# YOUR TASK
Extract the first line of the entries below and every line after it up to the one containing "import plotly.graph_objects as go", both kept. Pictures are excluded.

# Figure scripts
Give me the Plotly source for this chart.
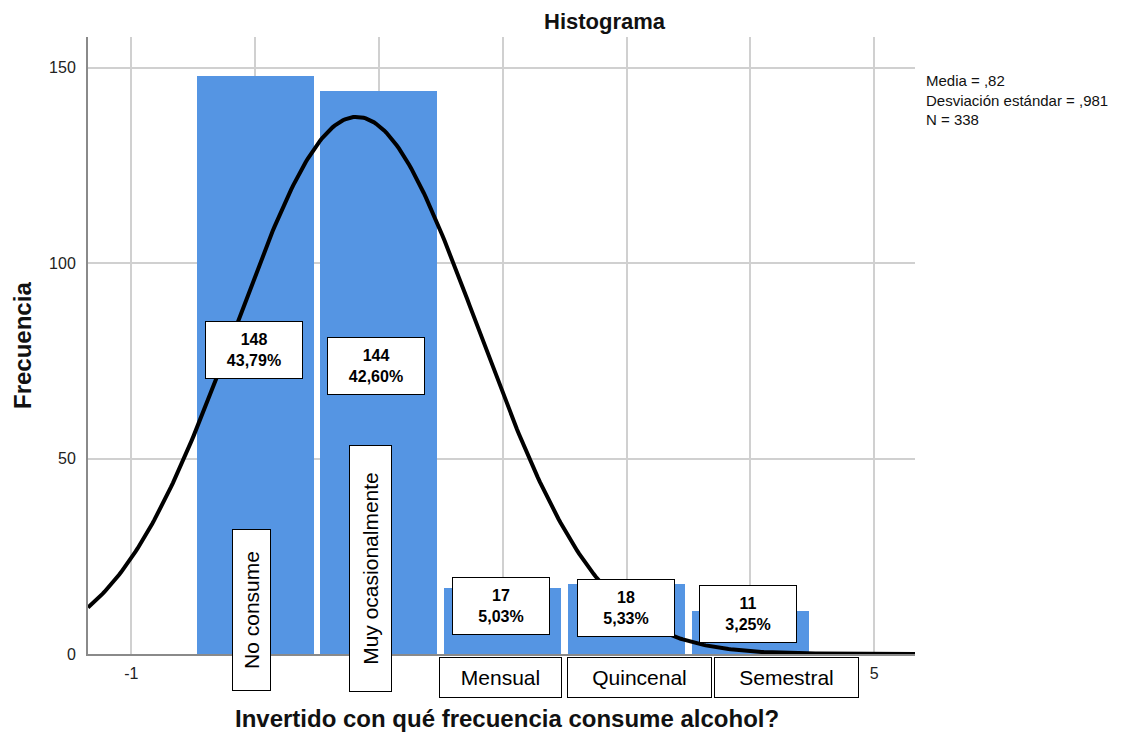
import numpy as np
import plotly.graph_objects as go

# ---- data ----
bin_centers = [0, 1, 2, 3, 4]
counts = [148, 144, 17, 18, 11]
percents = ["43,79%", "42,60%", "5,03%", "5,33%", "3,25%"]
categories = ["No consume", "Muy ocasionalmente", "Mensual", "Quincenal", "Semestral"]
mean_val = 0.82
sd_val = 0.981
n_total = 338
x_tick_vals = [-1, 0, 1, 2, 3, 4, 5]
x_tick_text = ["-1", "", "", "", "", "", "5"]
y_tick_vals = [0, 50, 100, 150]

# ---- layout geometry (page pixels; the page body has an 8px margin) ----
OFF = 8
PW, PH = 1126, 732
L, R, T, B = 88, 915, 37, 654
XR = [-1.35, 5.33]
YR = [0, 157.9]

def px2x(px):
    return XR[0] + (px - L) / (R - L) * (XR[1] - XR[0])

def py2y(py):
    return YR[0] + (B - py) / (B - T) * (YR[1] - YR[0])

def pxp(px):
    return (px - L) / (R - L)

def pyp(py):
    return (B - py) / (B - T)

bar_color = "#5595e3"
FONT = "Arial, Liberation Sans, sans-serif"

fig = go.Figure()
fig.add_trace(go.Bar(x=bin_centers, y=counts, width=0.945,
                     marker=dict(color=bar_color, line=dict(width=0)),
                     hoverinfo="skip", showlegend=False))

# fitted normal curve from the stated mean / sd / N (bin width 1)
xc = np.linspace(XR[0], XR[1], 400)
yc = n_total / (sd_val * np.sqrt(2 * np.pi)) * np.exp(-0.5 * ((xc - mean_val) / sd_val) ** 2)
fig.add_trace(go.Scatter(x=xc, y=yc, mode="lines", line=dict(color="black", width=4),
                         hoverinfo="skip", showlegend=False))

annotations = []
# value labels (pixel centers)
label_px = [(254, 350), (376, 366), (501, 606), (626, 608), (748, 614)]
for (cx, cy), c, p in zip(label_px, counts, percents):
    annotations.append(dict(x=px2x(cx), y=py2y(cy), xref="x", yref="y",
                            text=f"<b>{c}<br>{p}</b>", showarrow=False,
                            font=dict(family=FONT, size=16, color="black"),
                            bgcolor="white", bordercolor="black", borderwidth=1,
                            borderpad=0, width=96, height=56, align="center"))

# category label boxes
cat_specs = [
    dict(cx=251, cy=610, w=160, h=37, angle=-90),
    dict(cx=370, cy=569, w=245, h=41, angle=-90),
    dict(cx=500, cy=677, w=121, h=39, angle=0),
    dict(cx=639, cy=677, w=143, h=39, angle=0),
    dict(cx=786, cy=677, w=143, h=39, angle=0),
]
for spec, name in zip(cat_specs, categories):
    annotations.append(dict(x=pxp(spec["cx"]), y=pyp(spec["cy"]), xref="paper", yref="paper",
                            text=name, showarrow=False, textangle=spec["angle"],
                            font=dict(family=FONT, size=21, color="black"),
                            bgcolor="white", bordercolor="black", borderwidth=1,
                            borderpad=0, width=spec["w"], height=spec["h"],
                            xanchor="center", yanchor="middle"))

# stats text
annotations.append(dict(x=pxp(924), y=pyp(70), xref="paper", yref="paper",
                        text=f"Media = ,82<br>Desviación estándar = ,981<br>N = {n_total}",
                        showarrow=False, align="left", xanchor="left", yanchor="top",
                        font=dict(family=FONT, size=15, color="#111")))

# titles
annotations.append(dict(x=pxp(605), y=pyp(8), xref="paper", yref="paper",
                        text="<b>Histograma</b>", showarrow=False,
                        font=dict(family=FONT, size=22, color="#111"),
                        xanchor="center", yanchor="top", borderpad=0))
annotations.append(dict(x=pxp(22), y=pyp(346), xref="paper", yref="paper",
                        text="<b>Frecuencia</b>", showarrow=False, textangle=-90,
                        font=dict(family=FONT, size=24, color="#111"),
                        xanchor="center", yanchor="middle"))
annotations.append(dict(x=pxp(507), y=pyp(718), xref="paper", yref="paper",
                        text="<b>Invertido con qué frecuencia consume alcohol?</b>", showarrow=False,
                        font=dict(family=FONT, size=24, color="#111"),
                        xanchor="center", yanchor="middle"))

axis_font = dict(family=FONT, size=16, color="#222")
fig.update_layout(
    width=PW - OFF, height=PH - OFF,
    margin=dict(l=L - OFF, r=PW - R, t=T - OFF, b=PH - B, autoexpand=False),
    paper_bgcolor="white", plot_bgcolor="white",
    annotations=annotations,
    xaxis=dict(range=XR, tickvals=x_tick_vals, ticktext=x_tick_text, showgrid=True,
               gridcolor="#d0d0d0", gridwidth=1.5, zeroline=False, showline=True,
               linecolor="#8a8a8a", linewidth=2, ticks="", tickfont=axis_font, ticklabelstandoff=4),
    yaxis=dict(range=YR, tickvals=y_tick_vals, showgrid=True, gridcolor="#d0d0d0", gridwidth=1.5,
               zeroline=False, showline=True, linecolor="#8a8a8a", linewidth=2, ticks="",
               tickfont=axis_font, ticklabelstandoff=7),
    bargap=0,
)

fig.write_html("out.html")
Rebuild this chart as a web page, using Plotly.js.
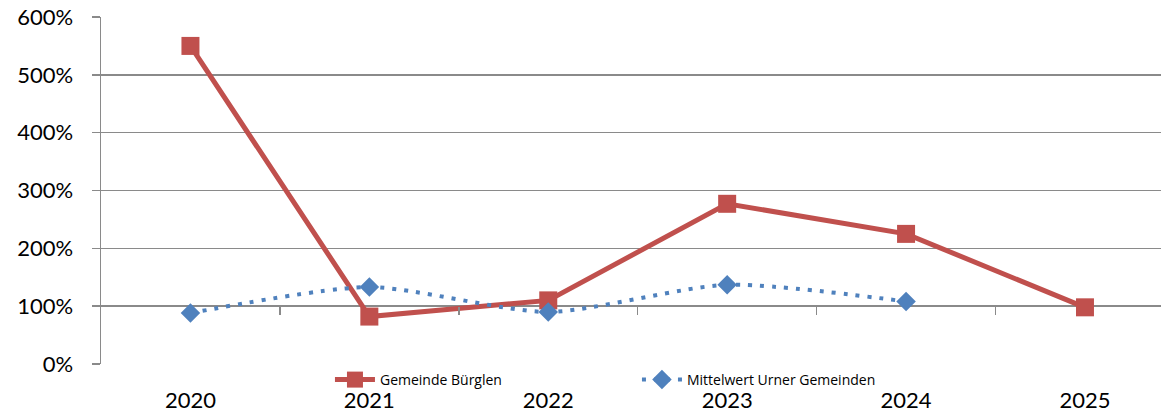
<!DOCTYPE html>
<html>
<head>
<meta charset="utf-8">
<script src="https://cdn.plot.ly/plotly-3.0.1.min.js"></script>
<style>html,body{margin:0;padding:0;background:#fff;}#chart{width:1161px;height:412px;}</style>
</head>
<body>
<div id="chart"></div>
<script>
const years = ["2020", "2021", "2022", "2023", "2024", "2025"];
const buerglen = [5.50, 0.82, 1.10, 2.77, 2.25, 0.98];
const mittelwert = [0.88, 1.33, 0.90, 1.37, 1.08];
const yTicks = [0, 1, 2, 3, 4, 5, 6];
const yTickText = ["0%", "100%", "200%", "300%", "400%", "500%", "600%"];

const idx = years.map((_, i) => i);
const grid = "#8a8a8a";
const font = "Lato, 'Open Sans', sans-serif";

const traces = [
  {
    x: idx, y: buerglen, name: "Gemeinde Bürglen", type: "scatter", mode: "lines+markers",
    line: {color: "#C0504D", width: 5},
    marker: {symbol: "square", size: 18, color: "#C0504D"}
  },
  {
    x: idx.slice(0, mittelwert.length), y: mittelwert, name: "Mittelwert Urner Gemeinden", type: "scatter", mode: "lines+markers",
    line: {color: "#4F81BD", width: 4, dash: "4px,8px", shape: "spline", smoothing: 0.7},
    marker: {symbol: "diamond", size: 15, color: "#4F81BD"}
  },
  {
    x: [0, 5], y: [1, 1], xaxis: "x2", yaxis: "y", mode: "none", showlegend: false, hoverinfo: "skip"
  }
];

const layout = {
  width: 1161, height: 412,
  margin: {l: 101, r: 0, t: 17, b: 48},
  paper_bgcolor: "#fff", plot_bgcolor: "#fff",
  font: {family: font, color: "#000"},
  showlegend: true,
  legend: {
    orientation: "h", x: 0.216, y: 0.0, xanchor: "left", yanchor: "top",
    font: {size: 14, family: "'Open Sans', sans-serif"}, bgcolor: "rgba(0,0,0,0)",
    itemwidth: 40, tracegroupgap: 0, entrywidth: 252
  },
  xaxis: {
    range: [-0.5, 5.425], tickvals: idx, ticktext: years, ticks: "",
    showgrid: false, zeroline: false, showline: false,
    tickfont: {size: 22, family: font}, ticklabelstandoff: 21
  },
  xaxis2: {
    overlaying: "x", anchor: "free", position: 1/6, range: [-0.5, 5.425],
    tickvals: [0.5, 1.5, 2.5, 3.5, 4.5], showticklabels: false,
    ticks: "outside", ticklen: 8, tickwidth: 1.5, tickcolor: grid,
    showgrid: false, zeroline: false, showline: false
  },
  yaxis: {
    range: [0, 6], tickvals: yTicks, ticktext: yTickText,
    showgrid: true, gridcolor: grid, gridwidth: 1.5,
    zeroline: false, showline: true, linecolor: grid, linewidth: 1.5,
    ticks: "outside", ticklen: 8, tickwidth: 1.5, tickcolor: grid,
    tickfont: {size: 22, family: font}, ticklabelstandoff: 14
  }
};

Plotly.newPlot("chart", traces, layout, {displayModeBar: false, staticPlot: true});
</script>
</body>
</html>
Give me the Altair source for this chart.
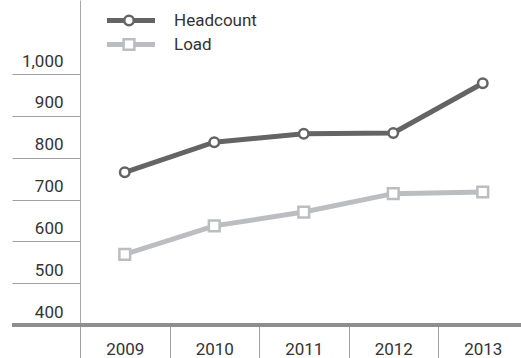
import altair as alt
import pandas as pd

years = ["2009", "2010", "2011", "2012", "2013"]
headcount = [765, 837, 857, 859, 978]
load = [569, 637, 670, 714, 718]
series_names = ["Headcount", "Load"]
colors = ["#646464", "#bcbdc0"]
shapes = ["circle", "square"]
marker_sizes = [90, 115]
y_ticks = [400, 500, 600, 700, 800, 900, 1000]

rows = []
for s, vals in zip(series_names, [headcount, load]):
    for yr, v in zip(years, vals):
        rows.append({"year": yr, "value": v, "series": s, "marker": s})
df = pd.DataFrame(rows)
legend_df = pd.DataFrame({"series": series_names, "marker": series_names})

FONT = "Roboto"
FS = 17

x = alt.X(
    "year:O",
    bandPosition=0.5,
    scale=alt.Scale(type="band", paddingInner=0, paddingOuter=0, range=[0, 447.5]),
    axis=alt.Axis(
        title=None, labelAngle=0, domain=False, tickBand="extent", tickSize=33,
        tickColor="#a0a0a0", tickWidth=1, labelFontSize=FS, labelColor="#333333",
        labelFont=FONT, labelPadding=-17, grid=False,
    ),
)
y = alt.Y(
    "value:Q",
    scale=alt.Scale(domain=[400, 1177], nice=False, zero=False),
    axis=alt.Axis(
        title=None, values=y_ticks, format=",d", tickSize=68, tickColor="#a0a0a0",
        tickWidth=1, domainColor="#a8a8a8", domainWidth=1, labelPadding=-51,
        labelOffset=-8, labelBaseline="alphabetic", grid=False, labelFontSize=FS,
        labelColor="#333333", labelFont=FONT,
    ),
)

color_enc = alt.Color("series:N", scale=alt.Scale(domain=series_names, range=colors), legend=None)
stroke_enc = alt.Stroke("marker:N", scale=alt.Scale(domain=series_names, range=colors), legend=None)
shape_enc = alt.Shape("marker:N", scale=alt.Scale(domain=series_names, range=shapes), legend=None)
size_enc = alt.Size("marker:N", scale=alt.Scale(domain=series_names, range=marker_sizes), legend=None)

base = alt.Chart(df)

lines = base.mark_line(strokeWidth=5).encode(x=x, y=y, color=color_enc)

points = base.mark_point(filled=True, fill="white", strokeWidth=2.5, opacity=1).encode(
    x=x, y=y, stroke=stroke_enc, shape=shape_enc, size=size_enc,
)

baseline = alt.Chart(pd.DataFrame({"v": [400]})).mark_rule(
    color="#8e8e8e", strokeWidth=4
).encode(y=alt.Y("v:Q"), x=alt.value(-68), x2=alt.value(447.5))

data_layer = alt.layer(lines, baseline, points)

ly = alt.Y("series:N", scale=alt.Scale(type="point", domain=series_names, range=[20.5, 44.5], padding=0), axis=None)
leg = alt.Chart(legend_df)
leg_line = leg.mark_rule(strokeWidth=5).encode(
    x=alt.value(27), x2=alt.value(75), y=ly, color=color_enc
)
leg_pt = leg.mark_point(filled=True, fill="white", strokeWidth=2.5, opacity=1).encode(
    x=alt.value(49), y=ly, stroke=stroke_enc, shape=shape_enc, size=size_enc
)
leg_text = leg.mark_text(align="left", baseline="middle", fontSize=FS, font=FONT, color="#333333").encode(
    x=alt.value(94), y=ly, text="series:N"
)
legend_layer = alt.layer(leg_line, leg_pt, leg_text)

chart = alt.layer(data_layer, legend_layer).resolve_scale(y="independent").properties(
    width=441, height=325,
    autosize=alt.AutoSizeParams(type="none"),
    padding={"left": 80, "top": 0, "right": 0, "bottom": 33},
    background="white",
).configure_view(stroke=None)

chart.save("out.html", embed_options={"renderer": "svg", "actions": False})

# EXERCISE ANSWER
Give me the Plotly source for this chart.
import numpy as np
import plotly.graph_objects as go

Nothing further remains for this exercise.